Start at the line where "Output the web" appears and end at the line where "const fmt = v" appears; repeat those lines exactly, both ends included, leaving pictures behind.
----- Materials provided
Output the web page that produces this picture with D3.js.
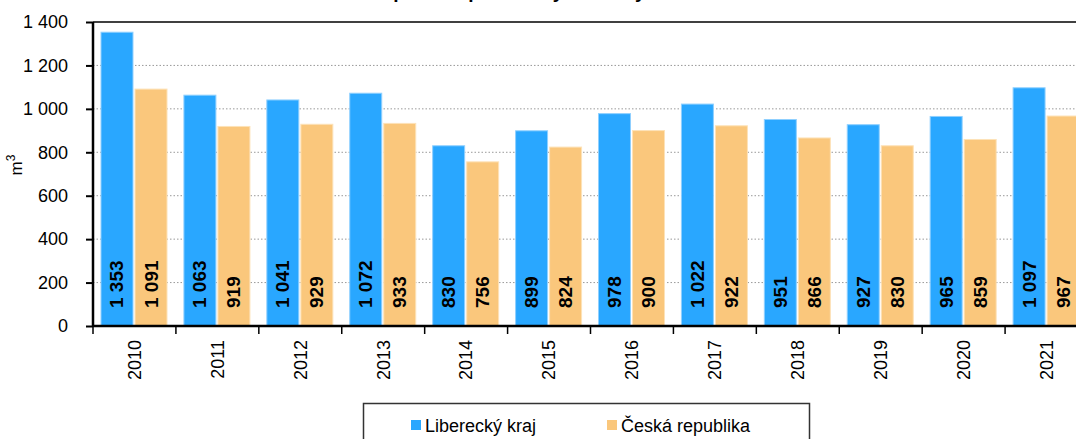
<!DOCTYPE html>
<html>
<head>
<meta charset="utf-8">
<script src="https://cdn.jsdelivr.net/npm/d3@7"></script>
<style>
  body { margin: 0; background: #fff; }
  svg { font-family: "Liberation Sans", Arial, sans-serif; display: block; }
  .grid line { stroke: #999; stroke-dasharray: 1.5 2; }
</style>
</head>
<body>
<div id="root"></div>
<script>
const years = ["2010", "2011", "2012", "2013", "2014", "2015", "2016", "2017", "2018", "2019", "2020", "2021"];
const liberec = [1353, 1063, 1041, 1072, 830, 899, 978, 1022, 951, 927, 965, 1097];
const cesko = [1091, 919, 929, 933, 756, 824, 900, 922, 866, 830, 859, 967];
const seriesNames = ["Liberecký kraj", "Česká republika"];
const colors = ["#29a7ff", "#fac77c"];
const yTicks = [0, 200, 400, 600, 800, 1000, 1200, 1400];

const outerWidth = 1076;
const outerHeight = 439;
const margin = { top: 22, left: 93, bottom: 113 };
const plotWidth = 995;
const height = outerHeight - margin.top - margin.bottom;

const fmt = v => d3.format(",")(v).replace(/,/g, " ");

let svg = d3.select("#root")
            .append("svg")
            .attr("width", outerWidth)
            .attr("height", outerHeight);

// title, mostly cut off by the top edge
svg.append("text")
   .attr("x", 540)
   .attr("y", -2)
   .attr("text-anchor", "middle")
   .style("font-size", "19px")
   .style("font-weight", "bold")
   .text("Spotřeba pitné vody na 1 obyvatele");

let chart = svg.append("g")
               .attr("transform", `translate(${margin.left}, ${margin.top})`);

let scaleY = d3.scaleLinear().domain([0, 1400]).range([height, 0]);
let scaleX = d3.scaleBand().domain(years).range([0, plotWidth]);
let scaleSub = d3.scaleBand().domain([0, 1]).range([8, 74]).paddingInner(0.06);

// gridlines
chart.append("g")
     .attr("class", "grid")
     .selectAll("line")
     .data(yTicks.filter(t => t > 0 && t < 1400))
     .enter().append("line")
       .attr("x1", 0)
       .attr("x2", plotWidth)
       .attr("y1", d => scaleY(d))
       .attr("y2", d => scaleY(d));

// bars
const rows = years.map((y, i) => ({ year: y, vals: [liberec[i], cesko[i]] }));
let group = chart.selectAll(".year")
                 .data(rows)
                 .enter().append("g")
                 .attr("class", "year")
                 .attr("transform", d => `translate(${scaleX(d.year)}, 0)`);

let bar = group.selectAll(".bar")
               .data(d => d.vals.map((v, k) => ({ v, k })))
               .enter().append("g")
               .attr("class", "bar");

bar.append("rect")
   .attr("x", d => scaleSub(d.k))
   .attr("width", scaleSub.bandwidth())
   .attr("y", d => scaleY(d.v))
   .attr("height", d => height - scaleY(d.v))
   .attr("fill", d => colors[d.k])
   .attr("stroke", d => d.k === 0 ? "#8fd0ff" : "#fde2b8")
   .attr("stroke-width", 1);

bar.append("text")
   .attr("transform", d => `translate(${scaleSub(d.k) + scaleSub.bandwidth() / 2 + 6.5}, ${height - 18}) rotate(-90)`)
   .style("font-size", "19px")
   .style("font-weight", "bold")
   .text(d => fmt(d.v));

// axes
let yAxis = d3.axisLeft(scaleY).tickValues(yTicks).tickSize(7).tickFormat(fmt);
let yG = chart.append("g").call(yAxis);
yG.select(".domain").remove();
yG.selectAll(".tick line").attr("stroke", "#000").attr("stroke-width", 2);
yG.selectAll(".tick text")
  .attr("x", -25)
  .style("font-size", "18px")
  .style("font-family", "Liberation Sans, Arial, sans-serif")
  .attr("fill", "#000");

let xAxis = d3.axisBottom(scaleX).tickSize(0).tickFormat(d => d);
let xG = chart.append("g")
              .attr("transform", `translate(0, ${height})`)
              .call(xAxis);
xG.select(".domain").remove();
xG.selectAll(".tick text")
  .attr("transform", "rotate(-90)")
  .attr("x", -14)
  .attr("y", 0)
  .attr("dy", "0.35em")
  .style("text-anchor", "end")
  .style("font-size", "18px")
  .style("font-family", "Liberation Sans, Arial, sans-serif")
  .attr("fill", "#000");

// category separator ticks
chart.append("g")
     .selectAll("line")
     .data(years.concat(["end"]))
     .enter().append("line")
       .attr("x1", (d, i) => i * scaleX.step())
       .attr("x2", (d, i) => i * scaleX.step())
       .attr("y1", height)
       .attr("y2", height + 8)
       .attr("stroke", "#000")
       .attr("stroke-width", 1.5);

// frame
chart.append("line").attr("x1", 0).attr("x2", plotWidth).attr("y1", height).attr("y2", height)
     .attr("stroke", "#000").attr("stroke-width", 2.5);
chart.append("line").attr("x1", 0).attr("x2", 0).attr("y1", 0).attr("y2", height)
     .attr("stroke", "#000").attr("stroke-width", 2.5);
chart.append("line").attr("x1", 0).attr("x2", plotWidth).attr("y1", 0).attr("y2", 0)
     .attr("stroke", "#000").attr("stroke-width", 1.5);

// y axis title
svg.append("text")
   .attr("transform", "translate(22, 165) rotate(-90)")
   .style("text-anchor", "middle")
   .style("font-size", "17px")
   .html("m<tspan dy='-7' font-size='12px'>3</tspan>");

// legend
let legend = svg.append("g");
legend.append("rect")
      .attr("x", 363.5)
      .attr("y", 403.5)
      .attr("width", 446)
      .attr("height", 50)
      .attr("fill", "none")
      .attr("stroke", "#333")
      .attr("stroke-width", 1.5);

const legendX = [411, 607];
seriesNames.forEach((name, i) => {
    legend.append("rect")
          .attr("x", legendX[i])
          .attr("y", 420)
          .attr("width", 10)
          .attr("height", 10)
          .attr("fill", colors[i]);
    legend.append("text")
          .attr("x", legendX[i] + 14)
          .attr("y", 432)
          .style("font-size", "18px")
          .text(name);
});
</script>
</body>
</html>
----------
----- Materials provided
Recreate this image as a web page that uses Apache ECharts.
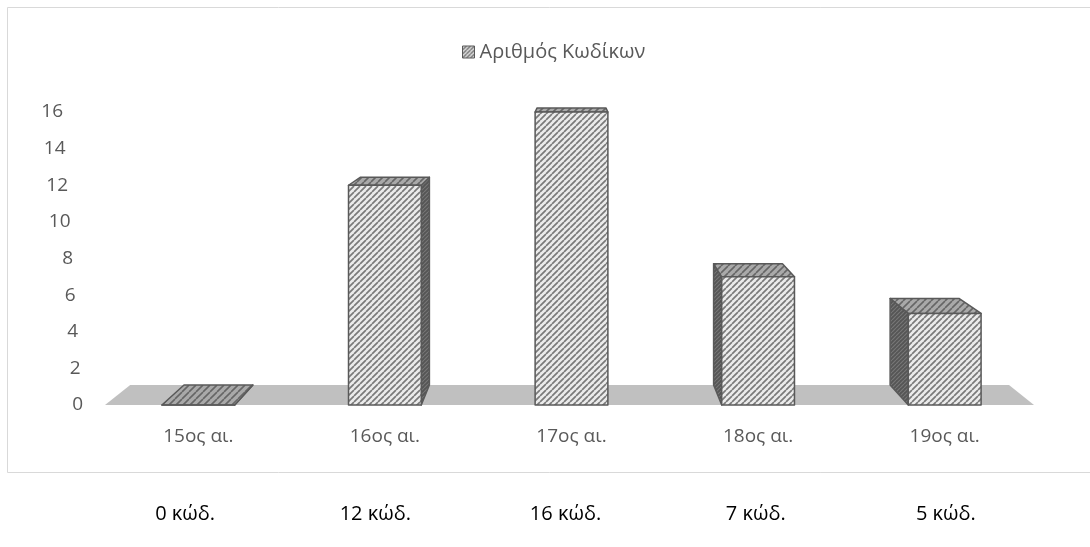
----------
§ **Response**:
Output the web page that produces this picture with D3.js.
<!DOCTYPE html>
<html>
<head>
<meta charset="utf-8">
<script src="https://cdn.jsdelivr.net/npm/d3@7"></script>
<style>
  body { margin: 0; background: #fff; }
  svg { font-family: "Liberation Sans", Arial, sans-serif; display: block; }
  .grid line { stroke: #999; stroke-dasharray: 1.5 2; }
</style>
</head>
<body>
<div id="root"></div>
<script>
const years = ["2010", "2011", "2012", "2013", "2014", "2015", "2016", "2017", "2018", "2019", "2020", "2021"];
const liberec = [1353, 1063, 1041, 1072, 830, 899, 978, 1022, 951, 927, 965, 1097];
const cesko = [1091, 919, 929, 933, 756, 824, 900, 922, 866, 830, 859, 967];
const seriesNames = ["Liberecký kraj", "Česká republika"];
const colors = ["#29a7ff", "#fac77c"];
const yTicks = [0, 200, 400, 600, 800, 1000, 1200, 1400];

const outerWidth = 1076;
const outerHeight = 439;
const margin = { top: 22, left: 93, bottom: 113 };
const plotWidth = 995;
const height = outerHeight - margin.top - margin.bottom;

const fmt = v => d3.format(",")(v).replace(/,/g, " ");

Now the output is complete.